» Available data:
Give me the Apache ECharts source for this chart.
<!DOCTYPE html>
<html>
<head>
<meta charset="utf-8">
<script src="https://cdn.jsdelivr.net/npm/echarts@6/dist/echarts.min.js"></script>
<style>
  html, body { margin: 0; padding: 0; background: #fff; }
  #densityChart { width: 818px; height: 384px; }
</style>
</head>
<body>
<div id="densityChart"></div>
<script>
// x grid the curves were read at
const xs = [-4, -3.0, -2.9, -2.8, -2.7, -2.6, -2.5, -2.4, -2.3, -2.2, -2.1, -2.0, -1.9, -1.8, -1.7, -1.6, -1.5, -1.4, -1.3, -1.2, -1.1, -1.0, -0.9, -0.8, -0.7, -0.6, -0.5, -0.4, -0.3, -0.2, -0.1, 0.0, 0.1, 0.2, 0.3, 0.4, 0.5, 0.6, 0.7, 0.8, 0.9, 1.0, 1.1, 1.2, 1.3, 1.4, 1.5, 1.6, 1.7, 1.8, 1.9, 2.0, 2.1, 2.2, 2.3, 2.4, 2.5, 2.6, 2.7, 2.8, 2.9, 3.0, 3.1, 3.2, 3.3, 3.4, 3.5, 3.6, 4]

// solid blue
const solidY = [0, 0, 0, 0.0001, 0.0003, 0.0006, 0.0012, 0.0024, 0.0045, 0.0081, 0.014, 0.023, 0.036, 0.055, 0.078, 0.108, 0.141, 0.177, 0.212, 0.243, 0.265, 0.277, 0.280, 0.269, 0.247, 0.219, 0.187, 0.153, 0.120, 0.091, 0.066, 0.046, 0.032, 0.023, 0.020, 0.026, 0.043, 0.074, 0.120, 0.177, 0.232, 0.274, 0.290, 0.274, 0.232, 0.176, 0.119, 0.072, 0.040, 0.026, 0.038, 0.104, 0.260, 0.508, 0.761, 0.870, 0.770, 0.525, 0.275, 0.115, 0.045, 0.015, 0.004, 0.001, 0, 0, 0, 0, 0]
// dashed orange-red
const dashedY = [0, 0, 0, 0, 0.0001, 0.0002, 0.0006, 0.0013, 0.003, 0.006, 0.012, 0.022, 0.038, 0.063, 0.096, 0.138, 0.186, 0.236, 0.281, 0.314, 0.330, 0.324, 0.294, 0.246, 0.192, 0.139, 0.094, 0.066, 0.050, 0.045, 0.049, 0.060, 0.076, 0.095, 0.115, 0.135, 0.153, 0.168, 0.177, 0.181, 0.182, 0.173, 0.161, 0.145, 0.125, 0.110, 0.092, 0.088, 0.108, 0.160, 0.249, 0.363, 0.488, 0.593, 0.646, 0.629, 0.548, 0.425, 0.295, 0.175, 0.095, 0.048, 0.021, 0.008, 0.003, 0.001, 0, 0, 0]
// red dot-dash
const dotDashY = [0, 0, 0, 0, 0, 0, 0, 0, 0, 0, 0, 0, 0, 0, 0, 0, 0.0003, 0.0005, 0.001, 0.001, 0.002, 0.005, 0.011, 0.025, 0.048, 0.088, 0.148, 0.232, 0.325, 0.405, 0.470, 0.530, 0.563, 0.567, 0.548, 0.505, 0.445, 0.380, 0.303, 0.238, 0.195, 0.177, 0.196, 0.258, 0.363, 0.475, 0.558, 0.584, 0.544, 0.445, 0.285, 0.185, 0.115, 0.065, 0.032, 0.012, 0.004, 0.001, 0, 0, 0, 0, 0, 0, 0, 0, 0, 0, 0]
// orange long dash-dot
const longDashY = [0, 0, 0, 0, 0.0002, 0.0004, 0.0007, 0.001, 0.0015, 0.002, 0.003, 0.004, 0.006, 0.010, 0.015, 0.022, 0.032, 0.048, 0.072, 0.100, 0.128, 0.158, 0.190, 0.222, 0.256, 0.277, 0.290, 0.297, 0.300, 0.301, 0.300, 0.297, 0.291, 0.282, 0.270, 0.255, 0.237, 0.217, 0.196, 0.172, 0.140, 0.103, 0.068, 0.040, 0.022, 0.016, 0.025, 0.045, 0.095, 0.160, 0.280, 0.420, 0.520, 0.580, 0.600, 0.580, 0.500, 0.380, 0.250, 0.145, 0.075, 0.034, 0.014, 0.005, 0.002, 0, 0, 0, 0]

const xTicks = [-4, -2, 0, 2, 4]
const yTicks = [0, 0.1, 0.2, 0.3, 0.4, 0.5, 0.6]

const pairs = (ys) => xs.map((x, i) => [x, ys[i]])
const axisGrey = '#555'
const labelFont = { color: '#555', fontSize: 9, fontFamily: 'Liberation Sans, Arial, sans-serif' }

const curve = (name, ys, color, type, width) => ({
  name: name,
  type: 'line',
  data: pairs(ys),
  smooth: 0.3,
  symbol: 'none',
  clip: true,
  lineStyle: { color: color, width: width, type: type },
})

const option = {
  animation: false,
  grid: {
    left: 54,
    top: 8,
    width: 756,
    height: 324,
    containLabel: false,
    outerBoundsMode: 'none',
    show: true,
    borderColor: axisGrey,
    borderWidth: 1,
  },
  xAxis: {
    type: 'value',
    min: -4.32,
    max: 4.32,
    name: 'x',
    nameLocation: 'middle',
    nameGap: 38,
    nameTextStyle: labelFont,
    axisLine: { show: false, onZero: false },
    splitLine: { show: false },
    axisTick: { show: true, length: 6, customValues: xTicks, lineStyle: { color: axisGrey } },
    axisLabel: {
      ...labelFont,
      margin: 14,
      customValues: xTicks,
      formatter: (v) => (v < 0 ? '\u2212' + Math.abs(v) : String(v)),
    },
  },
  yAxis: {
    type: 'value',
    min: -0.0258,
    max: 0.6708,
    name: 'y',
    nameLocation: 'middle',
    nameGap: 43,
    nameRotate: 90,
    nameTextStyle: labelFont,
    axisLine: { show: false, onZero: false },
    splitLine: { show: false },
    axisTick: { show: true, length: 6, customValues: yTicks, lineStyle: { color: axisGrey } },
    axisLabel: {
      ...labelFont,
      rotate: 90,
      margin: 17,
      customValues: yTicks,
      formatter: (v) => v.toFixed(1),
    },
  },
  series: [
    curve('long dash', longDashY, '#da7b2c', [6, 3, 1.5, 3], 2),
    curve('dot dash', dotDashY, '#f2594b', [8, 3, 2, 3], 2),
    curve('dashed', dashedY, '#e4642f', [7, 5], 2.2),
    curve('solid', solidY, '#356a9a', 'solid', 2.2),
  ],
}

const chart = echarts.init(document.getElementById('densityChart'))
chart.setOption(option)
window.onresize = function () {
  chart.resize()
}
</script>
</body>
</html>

» Exercise instructions: Write out every line exactly as it stands.

» Written solution:
Give me the Apache ECharts source for this chart.
<!DOCTYPE html>
<html>
<head>
<meta charset="utf-8">
<script src="https://cdn.jsdelivr.net/npm/echarts@6/dist/echarts.min.js"></script>
<style>
  html, body { margin: 0; padding: 0; background: #fff; }
  #densityChart { width: 818px; height: 384px; }
</style>
</head>
<body>
<div id="densityChart"></div>
<script>
// x grid the curves were read at
const xs = [-4, -3.0, -2.9, -2.8, -2.7, -2.6, -2.5, -2.4, -2.3, -2.2, -2.1, -2.0, -1.9, -1.8, -1.7, -1.6, -1.5, -1.4, -1.3, -1.2, -1.1, -1.0, -0.9, -0.8, -0.7, -0.6, -0.5, -0.4, -0.3, -0.2, -0.1, 0.0, 0.1, 0.2, 0.3, 0.4, 0.5, 0.6, 0.7, 0.8, 0.9, 1.0, 1.1, 1.2, 1.3, 1.4, 1.5, 1.6, 1.7, 1.8, 1.9, 2.0, 2.1, 2.2, 2.3, 2.4, 2.5, 2.6, 2.7, 2.8, 2.9, 3.0, 3.1, 3.2, 3.3, 3.4, 3.5, 3.6, 4]

// solid blue
const solidY = [0, 0, 0, 0.0001, 0.0003, 0.0006, 0.0012, 0.0024, 0.0045, 0.0081, 0.014, 0.023, 0.036, 0.055, 0.078, 0.108, 0.141, 0.177, 0.212, 0.243, 0.265, 0.277, 0.280, 0.269, 0.247, 0.219, 0.187, 0.153, 0.120, 0.091, 0.066, 0.046, 0.032, 0.023, 0.020, 0.026, 0.043, 0.074, 0.120, 0.177, 0.232, 0.274, 0.290, 0.274, 0.232, 0.176, 0.119, 0.072, 0.040, 0.026, 0.038, 0.104, 0.260, 0.508, 0.761, 0.870, 0.770, 0.525, 0.275, 0.115, 0.045, 0.015, 0.004, 0.001, 0, 0, 0, 0, 0]
// dashed orange-red
const dashedY = [0, 0, 0, 0, 0.0001, 0.0002, 0.0006, 0.0013, 0.003, 0.006, 0.012, 0.022, 0.038, 0.063, 0.096, 0.138, 0.186, 0.236, 0.281, 0.314, 0.330, 0.324, 0.294, 0.246, 0.192, 0.139, 0.094, 0.066, 0.050, 0.045, 0.049, 0.060, 0.076, 0.095, 0.115, 0.135, 0.153, 0.168, 0.177, 0.181, 0.182, 0.173, 0.161, 0.145, 0.125, 0.110, 0.092, 0.088, 0.108, 0.160, 0.249, 0.363, 0.488, 0.593, 0.646, 0.629, 0.548, 0.425, 0.295, 0.175, 0.095, 0.048, 0.021, 0.008, 0.003, 0.001, 0, 0, 0]
// red dot-dash
const dotDashY = [0, 0, 0, 0, 0, 0, 0, 0, 0, 0, 0, 0, 0, 0, 0, 0, 0.0003, 0.0005, 0.001, 0.001, 0.002, 0.005, 0.011, 0.025, 0.048, 0.088, 0.148, 0.232, 0.325, 0.405, 0.470, 0.530, 0.563, 0.567, 0.548, 0.505, 0.445, 0.380, 0.303, 0.238, 0.195, 0.177, 0.196, 0.258, 0.363, 0.475, 0.558, 0.584, 0.544, 0.445, 0.285, 0.185, 0.115, 0.065, 0.032, 0.012, 0.004, 0.001, 0, 0, 0, 0, 0, 0, 0, 0, 0, 0, 0]
// orange long dash-dot
const longDashY = [0, 0, 0, 0, 0.0002, 0.0004, 0.0007, 0.001, 0.0015, 0.002, 0.003, 0.004, 0.006, 0.010, 0.015, 0.022, 0.032, 0.048, 0.072, 0.100, 0.128, 0.158, 0.190, 0.222, 0.256, 0.277, 0.290, 0.297, 0.300, 0.301, 0.300, 0.297, 0.291, 0.282, 0.270, 0.255, 0.237, 0.217, 0.196, 0.172, 0.140, 0.103, 0.068, 0.040, 0.022, 0.016, 0.025, 0.045, 0.095, 0.160, 0.280, 0.420, 0.520, 0.580, 0.600, 0.580, 0.500, 0.380, 0.250, 0.145, 0.075, 0.034, 0.014, 0.005, 0.002, 0, 0, 0, 0]

const xTicks = [-4, -2, 0, 2, 4]
const yTicks = [0, 0.1, 0.2, 0.3, 0.4, 0.5, 0.6]

const pairs = (ys) => xs.map((x, i) => [x, ys[i]])
const axisGrey = '#555'
const labelFont = { color: '#555', fontSize: 9, fontFamily: 'Liberation Sans, Arial, sans-serif' }

const curve = (name, ys, color, type, width) => ({
  name: name,
  type: 'line',
  data: pairs(ys),
  smooth: 0.3,
  symbol: 'none',
  clip: true,
  lineStyle: { color: color, width: width, type: type },
})

const option = {
  animation: false,
  grid: {
    left: 54,
    top: 8,
    width: 756,
    height: 324,
    containLabel: false,
    outerBoundsMode: 'none',
    show: true,
    borderColor: axisGrey,
    borderWidth: 1,
  },
  xAxis: {
    type: 'value',
    min: -4.32,
    max: 4.32,
    name: 'x',
    nameLocation: 'middle',
    nameGap: 38,
    nameTextStyle: labelFont,
    axisLine: { show: false, onZero: false },
    splitLine: { show: false },
    axisTick: { show: true, length: 6, customValues: xTicks, lineStyle: { color: axisGrey } },
    axisLabel: {
      ...labelFont,
      margin: 14,
      customValues: xTicks,
      formatter: (v) => (v < 0 ? '\u2212' + Math.abs(v) : String(v)),
    },
  },
  yAxis: {
    type: 'value',
    min: -0.0258,
    max: 0.6708,
    name: 'y',
    nameLocation: 'middle',
    nameGap: 43,
    nameRotate: 90,
    nameTextStyle: labelFont,
    axisLine: { show: false, onZero: false },
    splitLine: { show: false },
    axisTick: { show: true, length: 6, customValues: yTicks, lineStyle: { color: axisGrey } },
    axisLabel: {
      ...labelFont,
      rotate: 90,
      margin: 17,
      customValues: yTicks,
      formatter: (v) => v.toFixed(1),
    },
  },
  series: [
    curve('long dash', longDashY, '#da7b2c', [6, 3, 1.5, 3], 2),
    curve('dot dash', dotDashY, '#f2594b', [8, 3, 2, 3], 2),
    curve('dashed', dashedY, '#e4642f', [7, 5], 2.2),
    curve('solid', solidY, '#356a9a', 'solid', 2.2),
  ],
}

const chart = echarts.init(document.getElementById('densityChart'))
chart.setOption(option)
window.onresize = function () {
  chart.resize()
}
</script>
</body>
</html>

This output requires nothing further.